The only difference between fare_attributes_ft.txt and the standard GTFS fare_attributes.txt
is that fare_class is used instead of fare_id. Most GTFS feeds to not include data on fare at all, which is why this feature was likely overlooked. However, it may be worth suggesting to the GTFS team as a suggested modification.

The Standards Themselves

The standards themselves can be found in the appendices to the Network Design and Demand Design documents. As these are “working standards” and are subject to change as we go through the project, we will be version controlling them as we make changes.

Other Thoughts and Questions

There is definitely a temptation to shift away from a GTFS-based format given its complexity. However, at the end of the day the sheer inertia from its widespread adoption won out.
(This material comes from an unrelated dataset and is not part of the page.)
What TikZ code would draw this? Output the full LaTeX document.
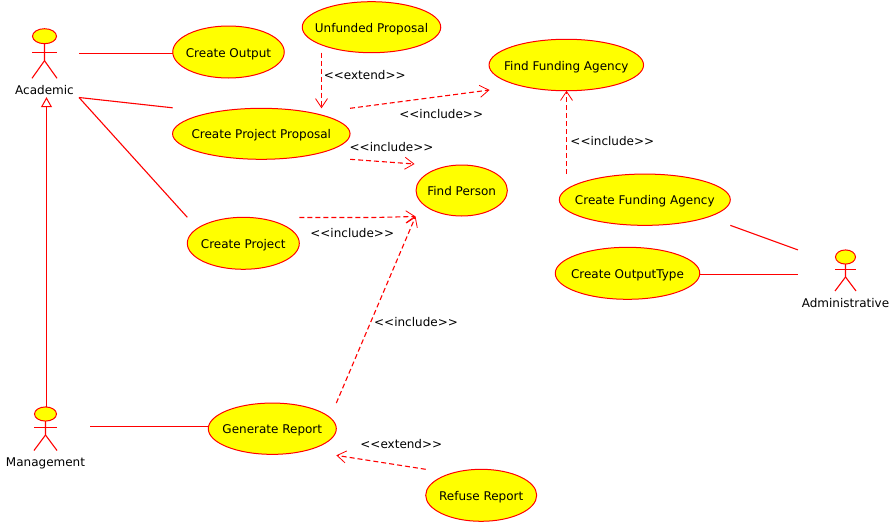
\documentclass[tikz,border=0pt]{standalone}
\usepackage{fontspec}
\setmainfont{DejaVu Sans}
\usetikzlibrary{shapes.geometric,arrows.meta}
\definecolor{umlred}{RGB}{255,0,0}
\definecolor{umlyellow}{RGB}{255,255,0}
\newcommand{\stereo}[1]{<{}<{}#1>{}>}
\newcommand{\ucase}[6]{\node[usecase,minimum width=#4pt,minimum height=#5pt] (#1) at (#2,#3) {\clap{#6}};}
% name, x, head y, limb width, head h, arm y, crotch y, feet y, label
\newcommand{\actor}[9]{%
  \node[usecase,minimum width=#4pt-1pt,minimum height=#5pt] (#1) at (#2,#3) {};
  \draw[assoc] (#1.south) -- (#2,#7) -- (#2-#4/2,#8);
  \draw[assoc] (#2,#7) -- (#2+#4/2,#8);
  \draw[assoc] (#2-#4/2,#6) -- (#2+#4/2,#6);
  \node[actorname] (#1-label) at (#2,#8+16.3) {#9};
}
\tikzset{
  usecase/.style={ellipse,draw=umlred,fill=umlyellow,line width=1pt,inner sep=0pt,outer sep=0pt,
    text=black,font=\fontsize{12}{14}\selectfont,text height=10pt,text depth=0pt},
  actorname/.style={anchor=base,inner sep=0pt,text=black,font=\fontsize{12}{14}\selectfont},
  stereotype/.style={anchor=base,inner sep=0pt,text=black,font=\fontsize{12}{14}\selectfont},
  assoc/.style={draw=umlred,line width=1.1pt},
  depend/.style={draw=umlred,line width=1.1pt,dash pattern=on 5pt off 3pt,
    -{Straight Barb[length=9pt,width=12pt,line width=.8pt]}},
  general/.style={draw=umlred,line width=1.1pt,-{Triangle[open,length=10pt,width=11pt,fill=white,line width=1pt]}},
}
\begin{document}
\begin{tikzpicture}[x=1pt,y=-1pt]
\useasboundingbox (0,0) rectangle (896,522);
\ucase{output}{228.5}{52}{111.5}{52}{Create Output}
\ucase{unfunded}{371.5}{27.2}{138.5}{51}{Unfunded Proposal}
\ucase{funding}{566.3}{65}{154.5}{51.5}{Find Funding Agency}
\ucase{proposal}{261.3}{133.8}{177.5}{51}{Create Project Proposal}
\ucase{person}{461.7}{190.5}{91.3}{51}{Find Person}
\ucase{cfa}{644.8}{199.7}{171}{51.3}{Create Funding Agency}
\ucase{project}{243.3}{243.3}{112}{52}{Create Project}
\ucase{outtype}{627.5}{273.3}{144.5}{52}{Create OutputType}
\ucase{report}{272.3}{428.7}{128}{51.3}{Generate Report}
\ucase{refuse}{481.2}{495.3}{111}{52}{Refuse Report}
\actor{academic}{44.5}{36.2}{25}{15}{52.5}{60.7}{78.3}{Academic}
\actor{management}{45.5}{414}{23}{13}{427.5}{435}{450.5}{Management}
\actor{admin}{845.5}{257}{21}{13}{269.5}{277}{291}{Administrative}
% associations
\draw[assoc] ([xshift=34.5pt,yshift=-17.3pt]academic.center) -- ([yshift=-1.5pt]output.west);
\draw[assoc] ([xshift=34.5pt,yshift=-61.3pt]academic.center) -- ([yshift=.5pt]proposal.north -| proposal.west);
\draw[assoc] ([xshift=34.5pt,yshift=-61.3pt]academic.center) -- (project.north -| project.west);
\draw[assoc] ([xshift=44.5pt,yshift=-12.5pt]management.center) -- ([yshift=2.2pt]report.west);
\draw[assoc] (cfa.south -| cfa.east) -- ([xshift=-47.5pt]admin.north);
\draw[assoc] ([yshift=-1.2pt]outtype.east) -- ([xshift=-47.5pt,yshift=-1.2pt]admin.north |- outtype.east);
% generalisation
\draw[general] ([xshift=1pt]management.north) -- ([xshift=2pt,yshift=-61pt]academic.center);
% dependencies
\draw[depend] ([xshift=-50pt]unfunded.south) -- ([xshift=60.2pt]proposal.north);
\draw[depend] (proposal.north -| proposal.east) -- ([xshift=.5pt,yshift=-25pt]funding.west);
\draw[depend] (proposal.south -| proposal.east) -- ([xshift=-1.5pt,yshift=1pt]person.north -| person.west);
\draw[depend] ([yshift=-.2pt]project.north -| project.east) -- ++(74,0) -- ([xshift=-.5pt,yshift=-.5pt]person.south -| person.west);
\draw[depend] (report.north -| report.east) -- ([xshift=-.5pt,yshift=-.5pt]person.south -| person.west);
\draw[depend] (refuse.north -| refuse.west) -- ([yshift=-1pt]report.south -| report.east);
\draw[depend] ([xshift=-78.3pt]cfa.north) -- ([xshift=.2pt]funding.south);
% stereotype labels
\node[stereotype] (l1) at (364.7,79) {\stereo{extend}};
\node[stereotype] (l2) at (441.2,118) {\stereo{include}};
\node[stereotype] (l3) at (391.5,151) {\stereo{include}};
\node[stereotype] (l4) at (352.2,237) {\stereo{include}};
\node[stereotype] (l5) at (612.3,145) {\stereo{include}};
\node[stereotype] (l6) at (416,326) {\stereo{include}};
\node[stereotype] (l7) at (401.3,448) {\stereo{extend}};
\end{tikzpicture}
\end{document}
Some other things that we have been thinking about regarding data standards that we would love some feedback on:

  • What is the best way to version control data standards? We have seen some examples on the open knowledge foundation of using MarkDown files stored on GitHub
  • Where is the best place to store and version control data? There are lots of great options now such as datahub.io / CKAN, and GitHub’s LFS, but the tech behind it is a subject of ongoing research. There are also storage and management solutions such as Socrata and FigShare which have fewer features to track line by line differences, but are more customer-facing.
  • For now, we have just decided on a standard for the data itself and ignored meta-data (bad modelers!). There are numerous emerging data-package standards that enforce meta-data…but which to use? Google’s Dataset publishing language uses XML, and OpenKnowledge’s uses JSON.

Next Up

We will be evaluating how well these standards do over the course of the project. They will likely change based on:

  • decisions we make down the road;
  • feedback from the community;
  • usability (or lack thereof); and
  • changes or appearances of other standards.